**Exercise goal:**
Look for the word "script" in each line and report the count of matching lines, with nothing added.

**Data provided:**
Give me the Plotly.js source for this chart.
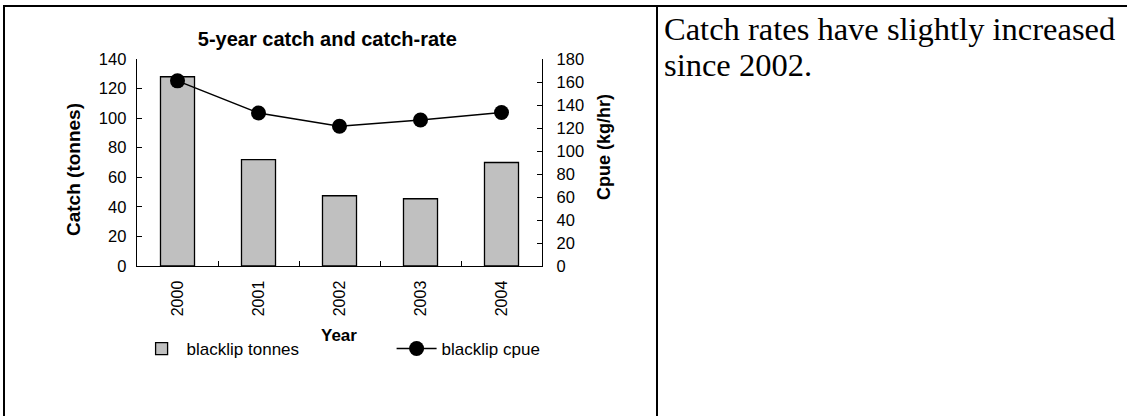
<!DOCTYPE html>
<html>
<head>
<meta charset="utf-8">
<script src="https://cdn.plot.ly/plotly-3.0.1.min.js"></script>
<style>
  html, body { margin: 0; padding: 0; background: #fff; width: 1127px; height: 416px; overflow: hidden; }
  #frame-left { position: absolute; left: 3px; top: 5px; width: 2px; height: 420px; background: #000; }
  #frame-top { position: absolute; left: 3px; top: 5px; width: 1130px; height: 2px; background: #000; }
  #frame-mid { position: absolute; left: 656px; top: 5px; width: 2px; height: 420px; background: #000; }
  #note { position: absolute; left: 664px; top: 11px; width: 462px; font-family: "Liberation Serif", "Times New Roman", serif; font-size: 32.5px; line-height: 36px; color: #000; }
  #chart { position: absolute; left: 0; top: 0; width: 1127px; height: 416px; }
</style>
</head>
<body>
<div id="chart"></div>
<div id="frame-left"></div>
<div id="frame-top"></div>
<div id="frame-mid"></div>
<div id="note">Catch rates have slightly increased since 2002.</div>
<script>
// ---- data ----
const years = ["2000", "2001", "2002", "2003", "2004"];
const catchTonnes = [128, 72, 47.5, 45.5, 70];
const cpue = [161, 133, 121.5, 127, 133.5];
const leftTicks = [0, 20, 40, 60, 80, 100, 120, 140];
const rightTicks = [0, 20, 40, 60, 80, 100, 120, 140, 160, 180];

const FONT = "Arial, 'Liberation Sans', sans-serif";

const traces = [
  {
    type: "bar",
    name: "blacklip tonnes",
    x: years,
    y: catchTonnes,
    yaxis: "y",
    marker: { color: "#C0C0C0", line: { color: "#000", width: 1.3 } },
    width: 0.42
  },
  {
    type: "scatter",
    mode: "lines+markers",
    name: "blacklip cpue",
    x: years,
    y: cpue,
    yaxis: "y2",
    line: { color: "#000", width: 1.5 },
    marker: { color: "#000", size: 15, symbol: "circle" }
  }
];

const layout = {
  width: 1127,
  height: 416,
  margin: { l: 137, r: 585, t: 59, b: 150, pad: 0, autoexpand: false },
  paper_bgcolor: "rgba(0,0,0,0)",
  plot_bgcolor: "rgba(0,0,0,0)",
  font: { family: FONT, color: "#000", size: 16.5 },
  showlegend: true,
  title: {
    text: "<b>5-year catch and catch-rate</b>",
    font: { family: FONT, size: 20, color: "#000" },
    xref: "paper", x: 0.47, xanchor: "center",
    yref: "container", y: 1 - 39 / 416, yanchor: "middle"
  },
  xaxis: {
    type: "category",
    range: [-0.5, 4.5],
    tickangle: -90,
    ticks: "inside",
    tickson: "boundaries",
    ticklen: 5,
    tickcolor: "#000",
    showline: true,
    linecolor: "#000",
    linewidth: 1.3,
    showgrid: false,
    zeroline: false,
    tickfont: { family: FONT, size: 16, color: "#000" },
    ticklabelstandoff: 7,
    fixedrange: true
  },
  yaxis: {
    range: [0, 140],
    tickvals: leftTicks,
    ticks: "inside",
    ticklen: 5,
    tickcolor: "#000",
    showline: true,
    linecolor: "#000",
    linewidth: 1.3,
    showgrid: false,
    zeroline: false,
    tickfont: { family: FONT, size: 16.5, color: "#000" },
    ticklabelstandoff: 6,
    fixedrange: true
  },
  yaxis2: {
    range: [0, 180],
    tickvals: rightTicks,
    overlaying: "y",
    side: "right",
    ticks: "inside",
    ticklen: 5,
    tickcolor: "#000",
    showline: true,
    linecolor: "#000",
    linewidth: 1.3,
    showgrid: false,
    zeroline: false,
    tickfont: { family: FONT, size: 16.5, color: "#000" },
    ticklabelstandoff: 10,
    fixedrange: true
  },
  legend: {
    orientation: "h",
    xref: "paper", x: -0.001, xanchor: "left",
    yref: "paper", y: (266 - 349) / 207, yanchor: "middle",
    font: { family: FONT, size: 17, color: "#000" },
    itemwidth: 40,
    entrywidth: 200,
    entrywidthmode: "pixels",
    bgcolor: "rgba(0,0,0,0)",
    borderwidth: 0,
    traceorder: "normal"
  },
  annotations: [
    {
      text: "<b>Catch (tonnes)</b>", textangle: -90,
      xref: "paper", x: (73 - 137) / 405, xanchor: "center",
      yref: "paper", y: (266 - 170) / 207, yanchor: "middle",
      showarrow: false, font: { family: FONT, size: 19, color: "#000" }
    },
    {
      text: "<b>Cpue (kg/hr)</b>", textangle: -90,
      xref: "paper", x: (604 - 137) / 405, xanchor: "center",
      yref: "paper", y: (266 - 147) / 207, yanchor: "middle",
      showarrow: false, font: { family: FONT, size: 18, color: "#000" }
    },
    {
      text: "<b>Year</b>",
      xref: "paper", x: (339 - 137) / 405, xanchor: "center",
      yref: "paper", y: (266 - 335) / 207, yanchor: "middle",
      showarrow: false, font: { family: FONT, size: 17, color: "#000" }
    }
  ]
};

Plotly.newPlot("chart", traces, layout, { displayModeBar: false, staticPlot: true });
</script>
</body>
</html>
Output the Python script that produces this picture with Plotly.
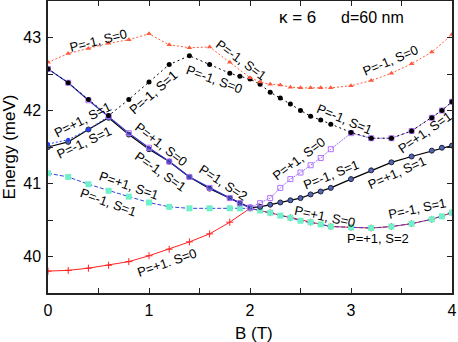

**Response:**
4